Em Bingo: O Rei das Manhãs, ao invés de Arlindo temos Augusto Mendes (Vladimir Brichta), um ator de pornochanchadas que, por conta do incentivo do filho Gabriel (Cauã Martins), tenta alavancar a carreira em uma produção um pouco mais ‘amigável’. Sua busca o leva às portas da TV Mundial, a maior emissora do país, mas entre ser figurante na novela das oito ou buscar o próprio estrelato, Augusto prefere muito mais a segunda opção. Isso o coloca (meio que acidentalmente) em contato com um novo programa produzido pela rival TVP, uma versão nacional do palhaço Bingo, sucesso nos Estados Unidos, que será comandado por Lucia (Leandra Leal). Ela é uma diretora linha dura e desaprova o jeito desbocado e irresponsável de Augusto – que, contra todas as chances, faz o programa decolar.

O que se segue é aquela velha história dos males do estrelato e de um pai que se afasta da família por conta das drogas e do sexo, indo do fundo do poço à redenção. Até aí, nenhuma novidade. O que transforma Bingo: O Rei das Manhãs em um filme verdadeiramente interessante é a maneira que isso é executado: desde o trabalho muito competente de Vladimir Brichta – que brilha como uma figura dúbia, mas ao mesmo tempo empática –, até a recriação caprichada da época. Afinal, a história se situa em um momento importante do imaginário popular brasileiro, que só poderia ter existido nas condições meio mambembes e meio megalomaníacas pelas quais nossa televisão passou. Desse modo, o cenário não é apenas um detalhe, mas um personagem ativo da trama, com a boa direção de arte fazendo isso tudo funcionar de modo coeso.
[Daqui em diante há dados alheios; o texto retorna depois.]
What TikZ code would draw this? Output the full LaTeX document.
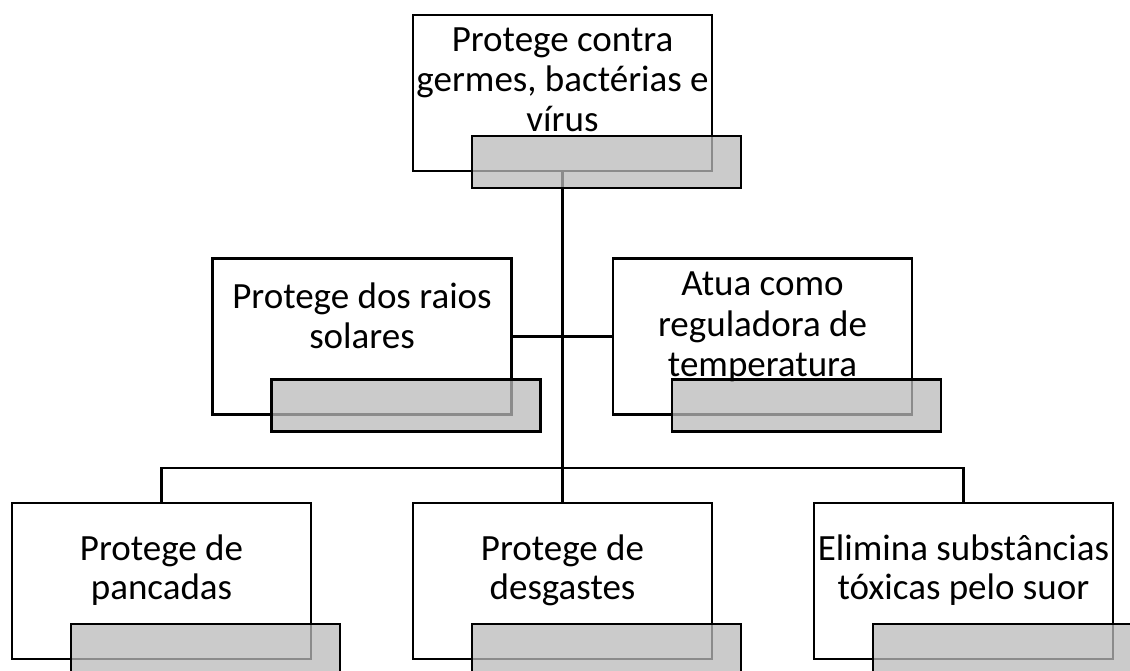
\documentclass[tikz,border=0pt]{standalone}
\usepackage{fontspec}
\setmainfont{Carlito}
\definecolor{shade}{gray}{0.73}
\begin{document}
\begin{tikzpicture}[x=1pt,y=-1pt,
  wbox/.style={draw=black,line width=2.4pt,fill=white,minimum width=299pt,minimum height=156pt,inner sep=0pt,outer sep=0pt},
  gbox/.style={draw=black,line width=2.4pt,fill=shade,fill opacity=0.75,draw opacity=1,minimum width=269pt,minimum height=52pt,inner sep=0pt,outer sep=0pt,anchor=north west},
  conn/.style={draw=black,line width=2.2pt},
  trunk/.style={draw=black,line width=3pt},
  txt/.style={anchor=base,inner sep=0pt,font=\fontsize{37}{40}\selectfont}]
\useasboundingbox (0,0) rectangle (1130,671);
\coordinate (bus) at (562.5,468);
\path (562.5,93) coordinate (ptop) (362,336.5) coordinate (plm) (762.5,336.5) coordinate (prm)
      (161.5,581) coordinate (pbl) (562.5,581) coordinate (pbm) (963.5,581) coordinate (pbr);
% white boxes
\node[wbox] (top) at (ptop) {};
\node[wbox] (lm) at (plm) {};
\node[wbox] (rm) at (prm) {};
\node[wbox] (bl) at (pbl) {};
\node[wbox] (bm) at (pbm) {};
\node[wbox] (br) at (pbr) {};
% connectors
\draw[trunk] (top.south) -- (bus);
\draw[conn] (lm.east) -- (rm.west);
\draw[conn] (bl.north) -- (bl.north |- bus) -- (br.north |- bus) -- (br.north);
\draw[conn] (bus) -- (bm.north);
% texts
\node[txt] (t1a) at (562.5,52) {Protege contra};
\node[txt] (t1b) at (562.5,92) {germes, bactérias e};
\node[txt] (t1c) at (562.5,132) {vírus};
\node[txt] (t2a) at (362,308) {Protege dos raios};
\node[txt] (t2b) at (362,348) {solares};
\node[txt] (t3a) at (762.5,295) {Atua como};
\node[txt] (t3b) at (762.5,336) {reguladora de};
\node[txt] (t3c) at (762.5,376) {temperatura};
\node[txt] (t4a) at (161.5,560) {Protege de};
\node[txt] (t4b) at (161.5,599) {pancadas};
\node[txt] (t5a) at (562.5,560) {Protege de};
\node[txt] (t5b) at (562.5,599) {desgastes};
\node[txt] (t6a) at (963.5,560) {Elimina substâncias};
\node[txt] (t6b) at (963.5,599) {tóxicas pelo suor};
% shaded boxes
\node[gbox] (topg) at ([xshift=59pt,yshift=35pt]top.south west) {};
\node[gbox] (lmg) at ([xshift=59pt,yshift=35pt]lm.south west) {};
\node[gbox] (rmg) at ([xshift=59pt,yshift=35pt]rm.south west) {};
\node[gbox] (blg) at ([xshift=59pt,yshift=35pt]bl.south west) {};
\node[gbox] (bmg) at ([xshift=59pt,yshift=35pt]bm.south west) {};
\node[gbox] (brg) at ([xshift=59pt,yshift=35pt]br.south west) {};
\end{tikzpicture}
\end{document}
O filme é bem dirigido e bem montado, mas não trás nada de provocativo como alguns trabalhos anteriores da equipe. Possivelmente, a maior preocupação estava mesmo em contar a história que, mesmo mais livre por conta da abordagem, ainda era ancorada em fatos reais. Inclusive, o longa-metragem até tenta salpicar umas sequências mais lisérgicas aqui ou ali (infelizmente nada tão visual), mas, no geral, deixa a bola rolar para o seu elenco.

Ainda assim, tirando o protagonista, os demais personagens não são exatamente muito profundos e, às vezes, soam inteiramente como um elenco de apoio. Mas nada disso subtrai muito do resultado final. Afinal, Brichta realmente tem um papel mais denso, a ponto de lembrar um pouco o trabalho de Michael Keaton em Birdman (onde a máscara do herói dá lugar à maquiagem do palhaço na tênue linha onde o ator termina e o personagem começa).

Em um mar de comédias meio pastelão com os mesmos rostos, Bingo: O Rei das Manhãs é um sopro de ar fresco no cinema nacional, que a tempos não entregava um filme engraçado, porém com substância. Não que ele não tenha seus problemas, como uma mensagem um pouco esquisita ou um desfecho jogado, mas é legal ver um filme brasileiro – e que fala de coisas bem brasileiras –, sendo capaz de competir de igual para igual nos cinemas com produções bem maiores e mais ‘universais’.

Agora, resta apenas saber como será a recepção de uma geração mais nova, que cresceu em um contexto completamente diferente do mostrado no filme. Para mim não é claro se essa parcela significativa do público dos cinemas vai conseguir embarcar em uma ideia que é, decididamente, produto de uma nostalgia da equipe de produção.